Od jutra pracuję, co drugi dzień, więc będzie spokojnie, jeśli chodzi o tę tak zwaną magię Świąt. Dzisiaj zrobiłam co nieco na jutro wieczór, bo mam ranny dyżur, więc wstawanie około piątej rano. A najchętniej położyłabym się dzisiaj wieczorem spać i wstała w sobotę rano. Niedzielny, popołudniowy dyżur w zasadzie mi nie przeszkadza.
Byliśmy na wyjezdnym, Erzgebirge, czy jak Czesi mówią, Krušove Hory. Odwiedziliśmy dwa muzea, jedem wieczór z muzyką, a gwoździem programu była parada górników w niedzielę. Parada tradycyjna i coroczna.
W górach śniegu njet. Dopiero w powrotnej drodze zaczęło się robić śnieżnie i mgliście w Bożym Darze. Bo jechaliśmy tam i z powrotem przez Czechy, bo bliżej, drogi świetne, i paliwo tańsze.
Hotelik na uboczu, hinduski, ale fajny. Jedzenie też, znaczy kolacje. W niedzielę byliśmy na śniadaniu w Marienberg, bo wcześnie wyruszyliśmy na tę paradę, także z powodu zaparkowania auta. Annaberg- Buchholz pękało w szwach, jak co roku ponoć.
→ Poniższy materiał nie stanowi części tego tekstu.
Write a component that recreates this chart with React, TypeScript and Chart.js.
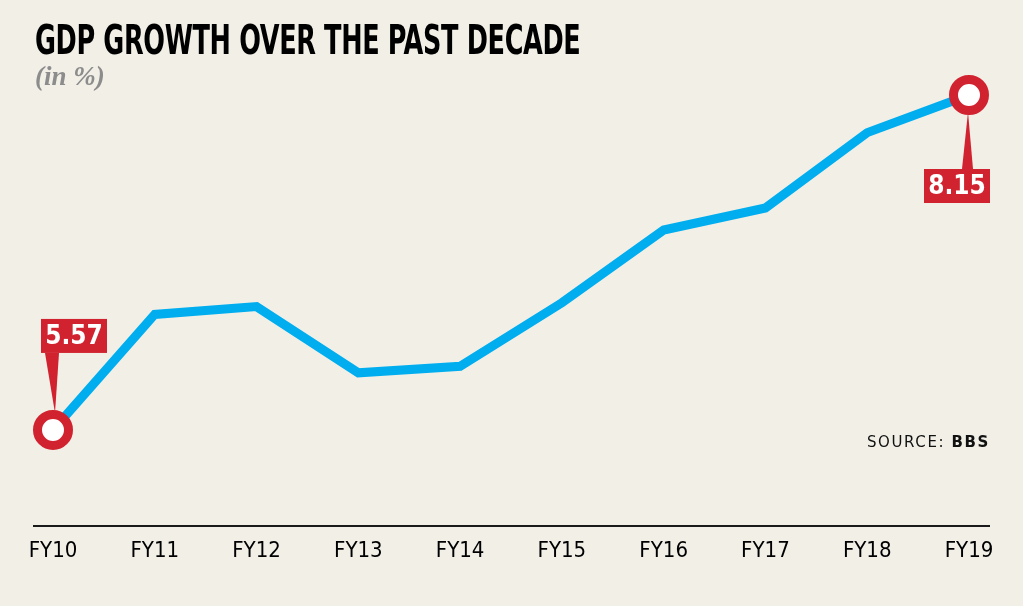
import React, { useEffect, useRef } from "react";
import { Chart, registerables } from "chart.js";

Chart.register(...registerables);

const categories = ["FY10", "FY11", "FY12", "FY13", "FY14", "FY15", "FY16", "FY17", "FY18", "FY19"];
const gdpGrowth = [5.57, 6.46, 6.52, 6.01, 6.06, 6.55, 7.11, 7.28, 7.86, 8.15];
const calloutLabels = ["5.57", "8.15"];

const NARROW = '"Liberation Sans Narrow", "DejaVu Sans Condensed", "Roboto Condensed", sans-serif';
const RED = "#d1232f";
const BLUE = "#00aeef";
const BG = "#f2efe7";

const calloutPlugin = {
  id: "callouts",
  beforeDatasetsDraw(chart: any) {
    const meta = chart.getDatasetMeta(0);
    const ctx = chart.ctx;
    const n = meta.data.length;
    const items = [
      { idx: 0, text: calloutLabels[0], above: true },
      { idx: n - 1, text: calloutLabels[1], above: false },
    ];
    ctx.save();
    for (const it of items) {
      const p = meta.data[it.idx];
      const x = p.x;
      const y = p.y;
      let bx: number, by: number;
      const bw = 66, bh = 34;
      ctx.fillStyle = RED;
      ctx.beginPath();
      if (it.above) {
        bx = x - 12;
        by = y - 77 - bh;
        ctx.moveTo(x - 8, by + bh);
        ctx.lineTo(x + 6, by + bh);
        ctx.lineTo(x + 2, y - 17);
      } else {
        bx = x - 45;
        by = y + 74;
        ctx.moveTo(x - 7, by);
        ctx.lineTo(x + 4, by);
        ctx.lineTo(x - 1, y + 17);
      }
      ctx.closePath();
      ctx.fill();
      ctx.fillRect(bx, by, bw, bh);
      ctx.fillStyle = "#ffffff";
      ctx.font = `bold 26px ${NARROW}`;
      ctx.textAlign = "center";
      ctx.textBaseline = "middle";
      ctx.fillText(it.text, bx + bw / 2, by + bh / 2 + 1);
    }
    ctx.restore();
  },
};

const axisLinePlugin = {
  id: "axisLine",
  afterDraw(chart: any) {
    const { ctx, chartArea } = chart;
    ctx.save();
    ctx.strokeStyle = "#1a1a1a";
    ctx.lineWidth = 2;
    ctx.beginPath();
    ctx.moveTo(chartArea.left - 20, chartArea.bottom);
    ctx.lineTo(chartArea.right + 21, chartArea.bottom);
    ctx.stroke();
    ctx.restore();
  },
};

export default function App() {
  const ref = useRef<HTMLCanvasElement>(null);
  useEffect(() => {
    if (!ref.current) return;
    const n = gdpGrowth.length;
    const radii = gdpGrowth.map((_, i) => (i === 0 || i === n - 1 ? 15.5 : 0));
    const chart = new Chart(ref.current, {
      type: "line",
      data: {
        labels: categories,
        datasets: [
          {
            data: gdpGrowth,
            borderColor: BLUE,
            borderWidth: 9,
            tension: 0,
            fill: false,
            clip: false as any,
            pointRadius: radii,
            pointHoverRadius: radii,
            pointBackgroundColor: "#ffffff",
            pointBorderColor: RED,
            pointBorderWidth: 9,
          },
        ],
      },
      options: {
        responsive: false,
        animation: false,
        events: [],
        layout: { padding: { left: 53, right: 54, top: 95, bottom: 30 } },
        plugins: { legend: { display: false }, tooltip: { enabled: false }, title: { display: false } },
        scales: {
          x: {
            type: "category",
            offset: false,
            grid: { display: false, drawTicks: false },
            border: { display: false },
            ticks: {
              color: "#000000",
              font: { family: NARROW, size: 22 },
              padding: 11.8,
              maxRotation: 0,
              autoSkip: false,
            },
          },
          y: {
            display: false,
            min: 4.83,
            max: 8.15,
          },
        },
      },
      plugins: [calloutPlugin, axisLinePlugin],
    });
    return () => chart.destroy();
  }, []);

  return (
    <div style={{ position: "fixed", left: 0, top: 0, width: 1023, height: 606, background: BG, overflow: "hidden" }}>
      <canvas ref={ref} width={1023} height={606} style={{ position: "absolute", left: 0, top: 0 }} />
      <div
        style={{
          position: "absolute",
          left: 35,
          top: 20,
          fontFamily: NARROW,
          fontWeight: "bold",
          fontSize: 40,
          lineHeight: 1,
          color: "#000",
          whiteSpace: "nowrap",
          letterSpacing: -0.5,
          transform: "scaleX(0.71)",
          transformOrigin: "left top",
        }}
      >
        GDP GROWTH OVER THE PAST DECADE
      </div>
      <div
        style={{
          position: "absolute",
          left: 35,
          top: 63,
          fontFamily: '"Liberation Serif", serif',
          fontStyle: "italic",
          fontWeight: "bold",
          fontSize: 27,
          lineHeight: 1,
          color: "#8c8c8c",
          whiteSpace: "nowrap",
        }}
      >
        (in %)
      </div>
      <div
        style={{
          position: "absolute",
          right: 1023 - 990,
          top: 435,
          fontFamily: '"DejaVu Sans", sans-serif',
          fontSize: 15,
          lineHeight: 1,
          color: "#111",
          whiteSpace: "nowrap",
          letterSpacing: 1.6,
        }}
      >
        SOURCE: <b>BBS</b>
      </div>
    </div>
  );
}
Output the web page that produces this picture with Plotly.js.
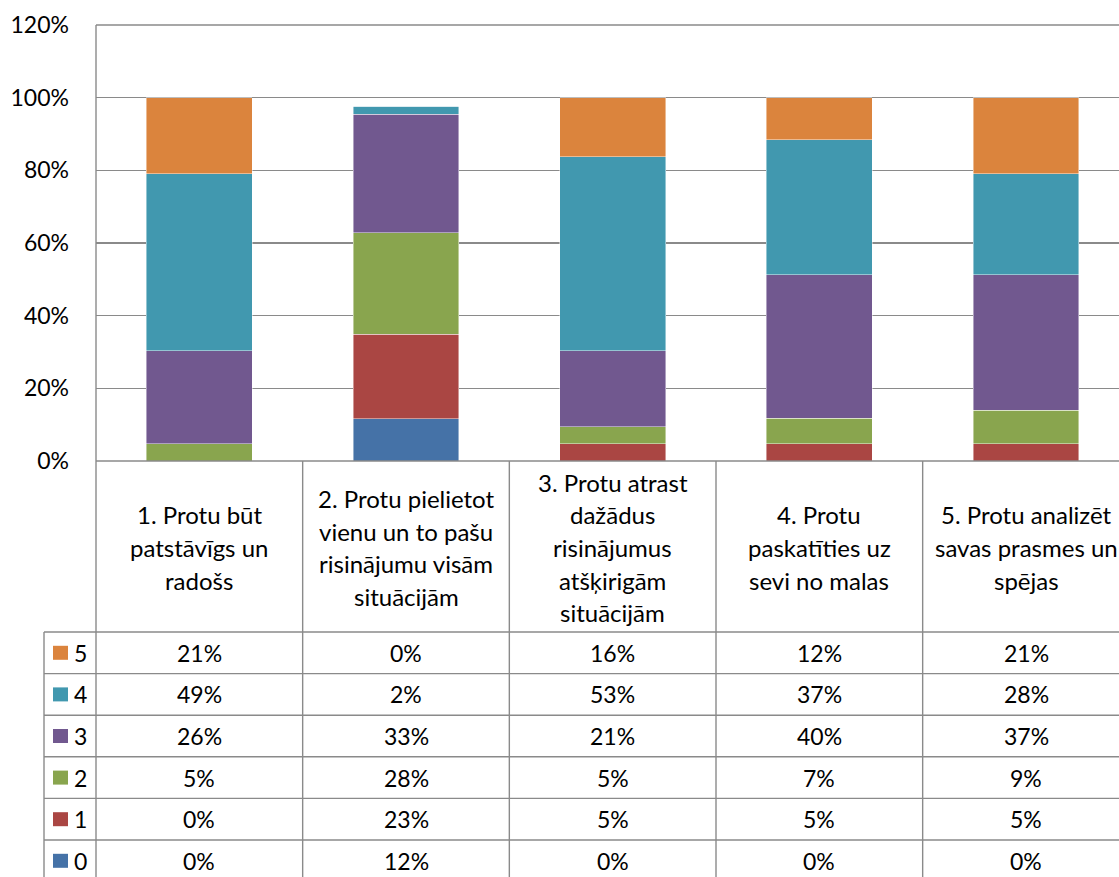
<!DOCTYPE html>
<html>
<head>
<meta charset="utf-8">
<script src="https://cdn.plot.ly/plotly-3.0.1.min.js"></script>
<style>
html,body{margin:0;padding:0;background:#fff;overflow:hidden;}
#chart{width:1119px;height:877px;}
</style>
</head>
<body>
<div id="chart"></div>
<script>
// ---- data ----
const categories = [
  '1. Protu būt patstāvīgs un radošs',
  '2. Protu pielietot vienu un to pašu risinājumu visām situācijām',
  '3. Protu atrast dažādus risinājumus atšķirigām situācijām',
  '4. Protu paskatīties uz sevi no malas',
  '5. Protu analizēt savas prasmes un spējas'
];
const categoryLines = [
  ['1. Protu būt', 'patstāvīgs un', 'radošs'],
  ['2. Protu pielietot', 'vienu un to pašu', 'risinājumu visām', 'situācijām'],
  ['3. Protu atrast', 'dažādus', 'risinājumus', 'atšķirigām', 'situācijām'],
  ['4. Protu', 'paskatīties uz', 'sevi no malas'],
  ['5. Protu analizēt', 'savas prasmes un', 'spējas']
];
const seriesNames = ['0', '1', '2', '3', '4', '5'];
const s0 = [0, 11.6, 0, 0, 0];
const s1 = [0, 23.3, 4.7, 4.7, 4.7];
const s2 = [4.7, 27.9, 4.7, 7.0, 9.3];
const s3 = [25.6, 32.6, 20.9, 39.5, 37.2];
const s4 = [48.8, 2.3, 53.4, 37.2, 27.9];
const s5 = [20.9, 0, 16.3, 11.6, 20.9];
const yTickVals = [0, 20, 40, 60, 80, 100, 120];

const seriesValues = [s0, s1, s2, s3, s4, s5];
const colors = ['#4572A7', '#AA4643', '#89A54E', '#71588F', '#4198AF', '#DB843D'];

// ---- geometry (pixels) ----
const W = 1119, H = 877;
const L = 96, T = 25, B0 = 461;          // plot area left, top, bottom (px)
const plotW = W - L, plotH = B0 - T;
const xMin = -0.5, xMax = 4.45;
const FONT = 'Lato, "Open Sans", sans-serif';
const fsNum = 23, fsHead = 24;
const lineCol = '#8a8a8a';
const px = p => (p - L) / plotW;
const py = p => (B0 - p) / plotH;
const catPx = i => L + (i - xMin) / (xMax - xMin) * plotW;

const traces = seriesValues.map((vals, k) => ({
  type: 'bar',
  name: seriesNames[k],
  x: categories,
  y: vals,
  marker: {color: colors[k], line: {color: 'rgba(255,255,255,0.55)', width: 0.8}},
  hoverinfo: 'skip'
}));

const shapes = [];
const annotations = [];

// top border line (120%)
shapes.push({type:'line', xref:'paper', yref:'paper', x0:0, x1:1, y0:1, y1:1, line:{color:lineCol, width:1.4}});
// left axis line running down through table
shapes.push({type:'line', xref:'paper', yref:'paper', x0:0, x1:0, y0:1, y1:py(H + 2), line:{color:lineCol, width:1.4}});
// x-axis line (0%)
shapes.push({type:'line', xref:'paper', yref:'paper', x0:0, x1:1, y0:0, y1:0, line:{color:lineCol, width:1.4}});

// table vertical lines between categories
for (let i = 1; i < categories.length; i++) {
  const xb = px(catPx(i - 0.5));
  shapes.push({type:'line', xref:'paper', yref:'paper', x0:xb, x1:xb, y0:0, y1:py(H + 2), line:{color:lineCol, width:1.4}});
}
// table rows
const rowTop = 632, rowH = 41.6;
const legendLeft = 44;
for (let r = 0; r <= seriesNames.length; r++) {
  const yy = py(rowTop + r * rowH);
  shapes.push({type:'line', xref:'paper', yref:'paper', x0:px(legendLeft), x1:1, y0:yy, y1:yy, line:{color:lineCol, width:1.4}});
}
// legend column left line
shapes.push({type:'line', xref:'paper', yref:'paper', x0:px(legendLeft), x1:px(legendLeft), y0:py(rowTop), y1:py(H + 2), line:{color:lineCol, width:1.4}});

// category header text
const headTop = B0, headBot = rowTop, lineGap = 32.6;
categoryLines.forEach((lines, i) => {
  const cx = px(catPx(i));
  const mid = (headTop + headBot) / 2 + 1;
  lines.forEach((t, j) => {
    const cy = mid + (j - (lines.length - 1) / 2) * lineGap;
    annotations.push({xref:'paper', yref:'paper', x:cx, y:py(cy), text:t, showarrow:false,
      xanchor:'center', yanchor:'middle', font:{family:FONT, size:fsHead, color:'#000'}});
  });
});

// table rows: series 5 at top down to 0
for (let r = 0; r < seriesNames.length; r++) {
  const k = seriesNames.length - 1 - r;
  const cy = rowTop + r * rowH + rowH / 2;
  // legend key
  shapes.push({type:'rect', xref:'paper', yref:'paper', x0:px(53), x1:px(68), y0:py(cy - 7), y1:py(cy + 7),
    fillcolor:colors[k], line:{width:0}});
  annotations.push({xref:'paper', yref:'paper', x:px(72), y:py(cy), text:seriesNames[k], showarrow:false,
    xanchor:'left', yanchor:'middle', font:{family:FONT, size:fsNum, color:'#000'}});
  seriesValues[k].forEach((v, i) => {
    annotations.push({xref:'paper', yref:'paper', x:px(catPx(i)), y:py(cy), text:Math.round(v) + '%', showarrow:false,
      xanchor:'center', yanchor:'middle', font:{family:FONT, size:fsNum, color:'#000'}});
  });
}

const layout = {
  width: W, height: H,
  margin: {l: L, r: 0, t: T, b: H - B0, pad: 0},
  paper_bgcolor: '#fff', plot_bgcolor: '#fff',
  barmode: 'stack',
  bargap: 0.488,
  showlegend: false,
  hovermode: false,
  font: {family: FONT, size: fsNum, color: '#000'},
  xaxis: {type:'category', range:[xMin, xMax], showticklabels:false, showgrid:false, zeroline:false, showline:false, ticks:'', fixedrange:true},
  yaxis: {range:[0, 120], tickvals:yTickVals, ticktext:yTickVals.map(v => v + '%'), showgrid:true, gridcolor:lineCol, gridwidth:1.4,
    zeroline:false, showline:false, ticks:'', ticklabelstandoff:26, tickfont:{family:FONT, size:fsNum, color:'#000'}, fixedrange:true},
  shapes: shapes,
  annotations: annotations
};

Plotly.newPlot('chart', traces, layout, {displayModeBar:false, staticPlot:true});
</script>
</body>
</html>
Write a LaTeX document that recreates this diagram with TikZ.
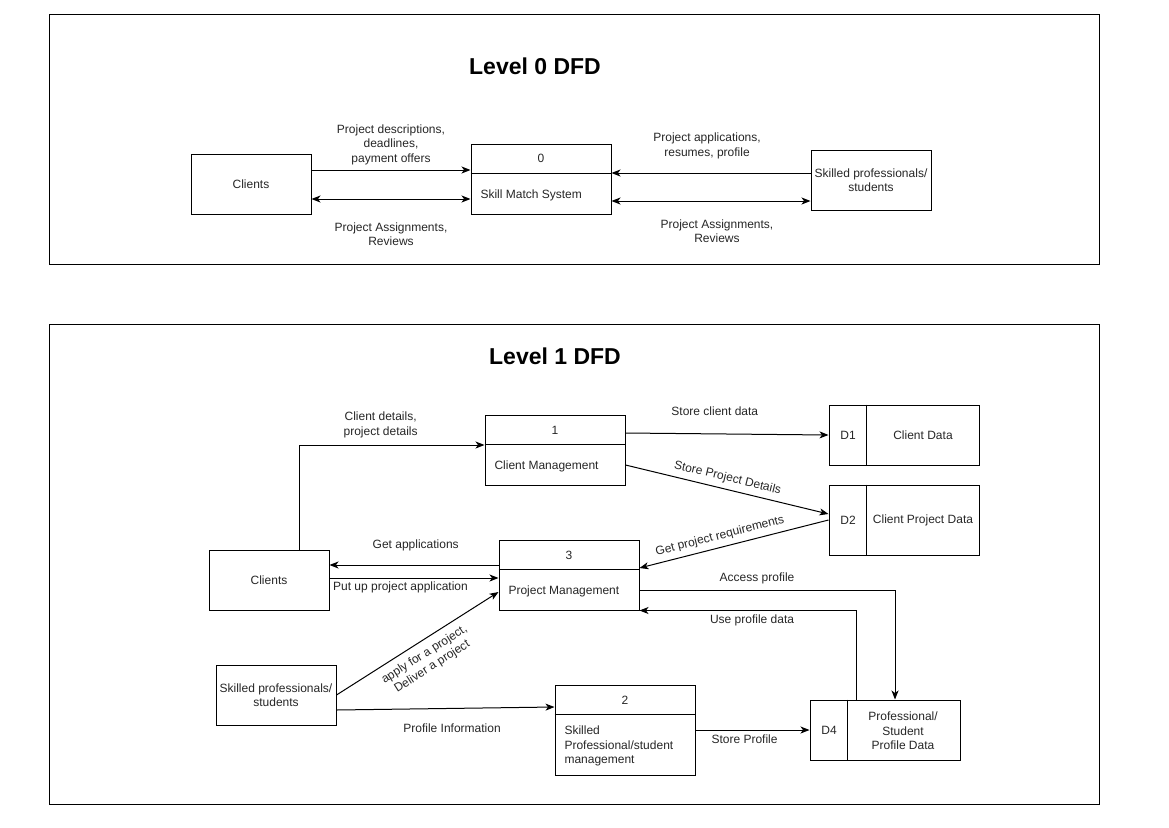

Mirka powczasowala się w tym czasie u cioci Arlety, która z kolei dzisiaj po południu wyruszyła w drogę do Polski, i mniej więcej tak samo jej się chce tych Świąt, jak i mnie 😉😅
Mimo tego, niech się nam świętują, zdrowe, pogodne, miłe, a to pracuje, nie za bardzo stresujące. Czytamy się po.

Niech się świętują te Swięta, leniuchowania, i najlepszego dla Pani!